The Legal Limits of ESG in Fiduciary Decision-Making
Key Takeaways
- •EU embeds ESG into fiduciary duties via comprehensive regulations.
- •US fiduciary ESG rules split between pro- and anti-ESG state laws.
- •UK retains shareholder primacy, treats ESG as discretionary disclosure.
- •Failure to address material ESG risks can trigger liability in EU.
Pulse Analysis
The rise of ESG has forced fiduciaries to reinterpret traditional duties of loyalty, care, and good faith through a sustainability lens. In the United States, the absence of a unified federal stance has produced a patchwork of state statutes—ranging from California's Sustainable Investing Act, which treats climate risk as financially material, to anti‑ESG bills in Texas and Florida that ban non‑pecuniary considerations. Asset managers therefore navigate multiple, often conflicting, legal regimes, making robust documentation and risk‑based justification essential to avoid regulatory scrutiny or litigation.
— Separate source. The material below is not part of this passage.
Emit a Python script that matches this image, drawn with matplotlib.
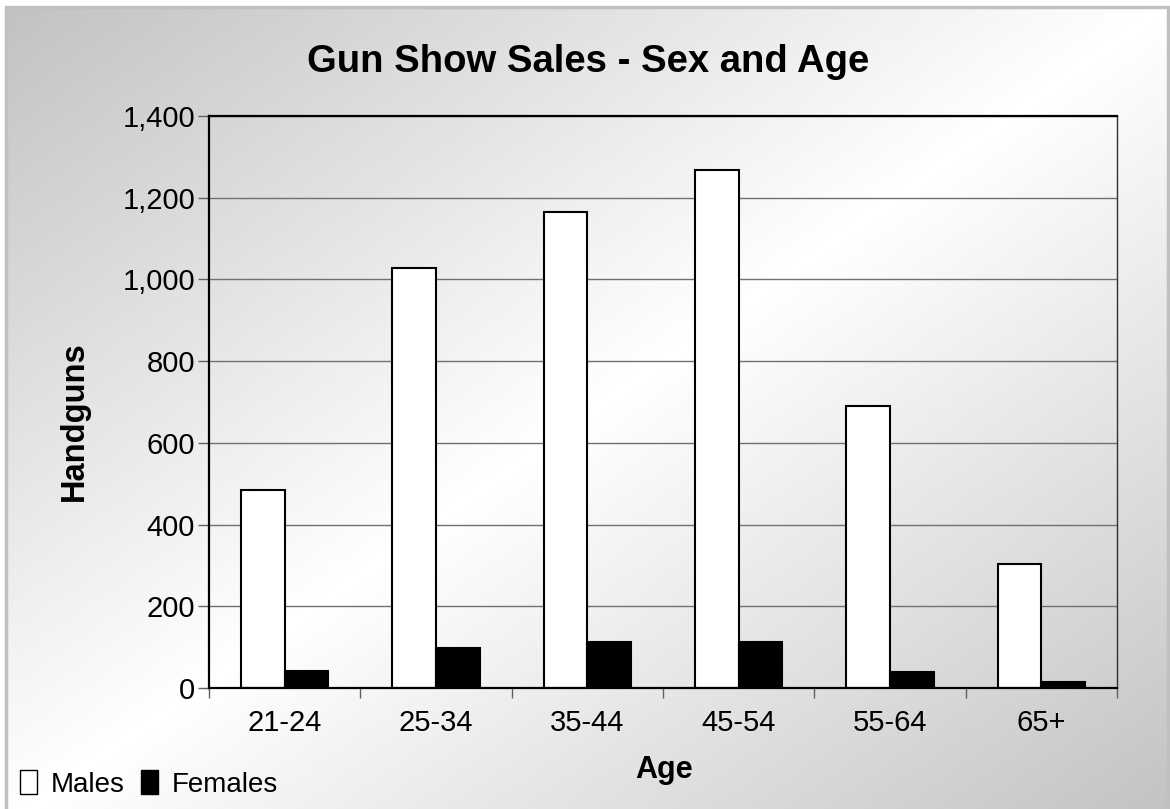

Across the Atlantic, the European Union has taken a markedly different approach by embedding ESG directly into its financial regulatory architecture. Instruments such as the Sustainable Finance Disclosure Regulation, the Taxonomy Regulation, and the Corporate Sustainability Due Diligence Directive create mandatory reporting, classification, and due‑diligence obligations that bind fiduciaries to consider material sustainability risks. This regulatory depth reflects a stakeholder‑oriented view of the corporation, where neglecting ESG can constitute a breach of duty and expose firms to green‑washing penalties and derivative actions.
The United Kingdom occupies a middle ground, encouraging ESG through enhanced disclosure requirements and stewardship codes while retaining the shareholder‑centric duties codified in Section 172 of the Companies Act. Courts continue to grant directors broad discretion, intervening only for bad‑faith or irrational decisions. For fiduciaries operating globally, the key is to map the legal purpose of their entity to the applicable ESG regime, tie sustainability factors to long‑term financial performance where required, and maintain transparent decision‑making processes. This strategic alignment mitigates liability and positions firms to meet evolving investor and regulatory expectations.